Ancient Human Sacrifice Victim’s Last Meal Revealed
Shortly before his violent death in 400 B.C., a man — whose remains are known as Denmark’s famous bog body “Tollund Man” — ate a meal of porridge and fish, a new study finds.
Tollund Man also had several parasitic infections from whipworms and mawworms, as well as the first reported case of tapeworm ever found in an ancient body preserved in a bog, said the researchers, who made the finding by studying a piece of Tollund Man’s colon.
“We have been able to reconstruct the last meal of Tollund Man in such great detail that you can actually recreate the meal,” study lead researcher Nina Nielsen, an archaeologist and head of research at Museum Silkeborg in Denmark, told Live Science. “That’s quite fascinating because you can get so close to what actually happened 2,400 years ago.
The ancient man’s remains were found in 1950 by a family from the nearby village of Tollund while they were digging for fuel in a peat bog. His body — and the rope tied around his neck — were so well preserved, that the family thought he was a recent murder victim, prompting them to call the police, according to Museum Silkeborg.

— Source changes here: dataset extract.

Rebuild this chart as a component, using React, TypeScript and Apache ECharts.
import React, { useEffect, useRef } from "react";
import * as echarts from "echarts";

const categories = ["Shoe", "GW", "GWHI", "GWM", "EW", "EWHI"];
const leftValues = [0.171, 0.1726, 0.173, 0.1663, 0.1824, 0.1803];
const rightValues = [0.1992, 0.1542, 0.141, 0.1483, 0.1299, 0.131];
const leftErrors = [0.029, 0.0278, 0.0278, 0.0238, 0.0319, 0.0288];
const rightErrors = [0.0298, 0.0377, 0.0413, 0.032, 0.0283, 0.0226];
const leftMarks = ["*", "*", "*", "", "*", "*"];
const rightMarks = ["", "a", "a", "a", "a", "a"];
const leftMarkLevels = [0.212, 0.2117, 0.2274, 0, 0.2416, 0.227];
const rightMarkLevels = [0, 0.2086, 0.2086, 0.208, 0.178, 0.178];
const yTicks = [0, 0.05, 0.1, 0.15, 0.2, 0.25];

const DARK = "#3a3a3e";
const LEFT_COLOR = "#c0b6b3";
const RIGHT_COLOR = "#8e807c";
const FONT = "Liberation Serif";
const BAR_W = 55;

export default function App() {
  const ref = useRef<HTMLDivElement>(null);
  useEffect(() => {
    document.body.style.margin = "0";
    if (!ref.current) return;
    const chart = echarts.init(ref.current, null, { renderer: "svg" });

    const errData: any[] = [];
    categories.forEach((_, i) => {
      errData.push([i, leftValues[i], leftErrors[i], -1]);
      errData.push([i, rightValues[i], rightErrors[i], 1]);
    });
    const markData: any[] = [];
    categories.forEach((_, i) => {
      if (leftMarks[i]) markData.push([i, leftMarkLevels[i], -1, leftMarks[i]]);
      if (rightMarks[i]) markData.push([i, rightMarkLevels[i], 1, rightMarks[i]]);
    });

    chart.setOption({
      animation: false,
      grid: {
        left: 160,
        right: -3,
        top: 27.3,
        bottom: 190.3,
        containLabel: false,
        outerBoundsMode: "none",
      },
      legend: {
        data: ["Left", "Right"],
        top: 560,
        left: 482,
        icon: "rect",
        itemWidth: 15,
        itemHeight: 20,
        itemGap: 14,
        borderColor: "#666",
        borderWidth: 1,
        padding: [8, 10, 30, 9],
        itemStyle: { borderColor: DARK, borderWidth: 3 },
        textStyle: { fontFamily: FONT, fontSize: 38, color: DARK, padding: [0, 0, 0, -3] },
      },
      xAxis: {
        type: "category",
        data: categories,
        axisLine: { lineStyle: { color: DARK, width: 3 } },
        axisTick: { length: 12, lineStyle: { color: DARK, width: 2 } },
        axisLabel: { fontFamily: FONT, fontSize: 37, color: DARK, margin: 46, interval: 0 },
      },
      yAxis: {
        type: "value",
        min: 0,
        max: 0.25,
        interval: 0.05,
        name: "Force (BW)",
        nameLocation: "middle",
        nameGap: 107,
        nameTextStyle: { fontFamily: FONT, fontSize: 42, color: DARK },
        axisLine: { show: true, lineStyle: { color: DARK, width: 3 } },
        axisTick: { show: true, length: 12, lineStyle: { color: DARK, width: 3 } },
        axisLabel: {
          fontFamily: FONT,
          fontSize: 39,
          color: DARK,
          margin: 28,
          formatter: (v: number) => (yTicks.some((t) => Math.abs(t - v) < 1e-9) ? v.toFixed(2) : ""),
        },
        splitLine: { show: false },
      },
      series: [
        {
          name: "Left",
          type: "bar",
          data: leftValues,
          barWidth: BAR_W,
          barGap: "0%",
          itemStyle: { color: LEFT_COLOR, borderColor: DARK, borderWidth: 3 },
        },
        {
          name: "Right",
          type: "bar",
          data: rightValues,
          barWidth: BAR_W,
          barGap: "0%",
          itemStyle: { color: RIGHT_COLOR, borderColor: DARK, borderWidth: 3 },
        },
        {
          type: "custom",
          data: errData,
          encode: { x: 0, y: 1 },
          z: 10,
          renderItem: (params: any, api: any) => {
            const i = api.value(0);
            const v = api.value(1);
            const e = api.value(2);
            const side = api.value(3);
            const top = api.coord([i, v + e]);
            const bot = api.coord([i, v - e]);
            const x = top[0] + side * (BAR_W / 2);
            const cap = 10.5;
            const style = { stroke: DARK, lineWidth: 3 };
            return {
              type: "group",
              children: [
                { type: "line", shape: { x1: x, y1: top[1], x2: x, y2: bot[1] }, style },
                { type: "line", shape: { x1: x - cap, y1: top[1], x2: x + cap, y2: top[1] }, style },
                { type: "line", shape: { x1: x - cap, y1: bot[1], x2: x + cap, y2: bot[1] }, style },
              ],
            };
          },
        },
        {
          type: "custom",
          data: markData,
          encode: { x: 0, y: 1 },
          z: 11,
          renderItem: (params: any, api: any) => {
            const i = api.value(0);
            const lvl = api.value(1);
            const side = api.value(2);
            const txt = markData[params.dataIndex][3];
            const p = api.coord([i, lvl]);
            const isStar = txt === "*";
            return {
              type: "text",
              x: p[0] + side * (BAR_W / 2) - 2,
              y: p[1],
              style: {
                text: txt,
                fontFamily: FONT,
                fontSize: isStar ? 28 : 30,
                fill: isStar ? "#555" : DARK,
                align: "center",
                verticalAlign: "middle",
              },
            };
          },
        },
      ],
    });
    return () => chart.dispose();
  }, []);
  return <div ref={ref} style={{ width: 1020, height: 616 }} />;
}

But it soon became apparent that the Tollund Man had lived long ago and that the low-oxygen environment of the peat bog had preserved his remains. Over the years, studies have found that he died between 405 B.C. and 380 B.C., at the beginning of the Danish early Iron Age, and that he was between 30 and 40 years old when he died in a possible human ritual sacrifice.
Tollund Man had been hanged and placed in a sleeping position in a peat pit — an “extraordinary treatment” given that most dead people from that time and place were cremated and buried on dry land, the researchers wrote in the study.
A 1951 study on Tollund Man’s gut found that he chowed down on porridge for his last meal. However, techniques to analyze the gut have improved since then, so a team of researchers took another look at Tollund Man’s last few bites.
Last meal
By looking at a previously cut and preserved piece of Tollund Man’s large intestine, the team found that the 1951 study was fairly accurate but had missed a few things, including the proportions of the meal’s ingredients.
The new analysis showed that by weight, the porridge was 85% barley (Hordeum vulgare), 9% a weed called pale persicaria (Persicaria lapathifolia) and 5% flax (Linum usitatissimum). The remaining 1% included a variety of seeds, including those from the weed corn spurrey (Spergula arvensis), the mustard family plant gold of pleasure (Camelina sativa) and three wetland plants: marsh willowherb (Epilobium palustre), compact/soft rush (Juncus conglomeratus/effusus) and marsh violet (Viola palustris). In addition, the team found pollen from barley, grasses and open dryland plants.
Barley and flax grow in different seasons, so the seeds of the weed pale persicaria were “presumably harvested along with the barley crop,” the researchers wrote in the study.
Usually, when farmers clean and sieve grain, the small weed seeds that were collected alongside it, such as those from pale persicaria, fall out, Nielsen said. But it appears that in Tollund Man’s case, this waste material — including tiny bits of charcoal, charred food crust (indicating the porridge had been cooked in a clay vessel) and sand grains — was added to the porridge, possibly as a ritual practice, she said.
A chemical and protein analysis revealed that Tollund Man ate a fatty fish along with the porridge about 12 to 24 hours before he died. While Iron Age people in Denmark ate fish, it wasn’t a large part of the diet then, the researchers noted. Additional analyses revealed parasite eggs, which Tollund Man likely got by eating raw or undercooked meat and drinking contaminated water, Nielsen said.
The circumstances leading to Tollund Man’s death are a mystery, but the meal does offer clues, the researchers said.
“Our interpretation of Tollund Man was that he was ritually sacrificed,” Nielsen said. “At this time in the Iron Age, it was common to use wetlands for ritual activities.”
An earlier analysis revealed that though Tollund Man likely died from suffocation, his neck wasn’t broken. Perhaps a number of rituals took place before Tollund Man was hanged, including the consumption of his last meal, she said.
The study “extends our knowledge on the diet and the preparation of meals in the Danish Iron Age,” said Albert Zink, head of the Institute for Mummy Studies at Eurac Research in Bolzano, Italy, who was not involved with the research but did a similar “last meal” study on Ötzi the Iceman, who lived about 5,300 years ago in the Alps.
“It shows that it is important to re-analyze such samples, as scientific methods are continuously improving and thereby new information can be added,” Zink told Live Science in an email. “For example, we have learned from this study that the Tollund man most likely consumed fish and meat.”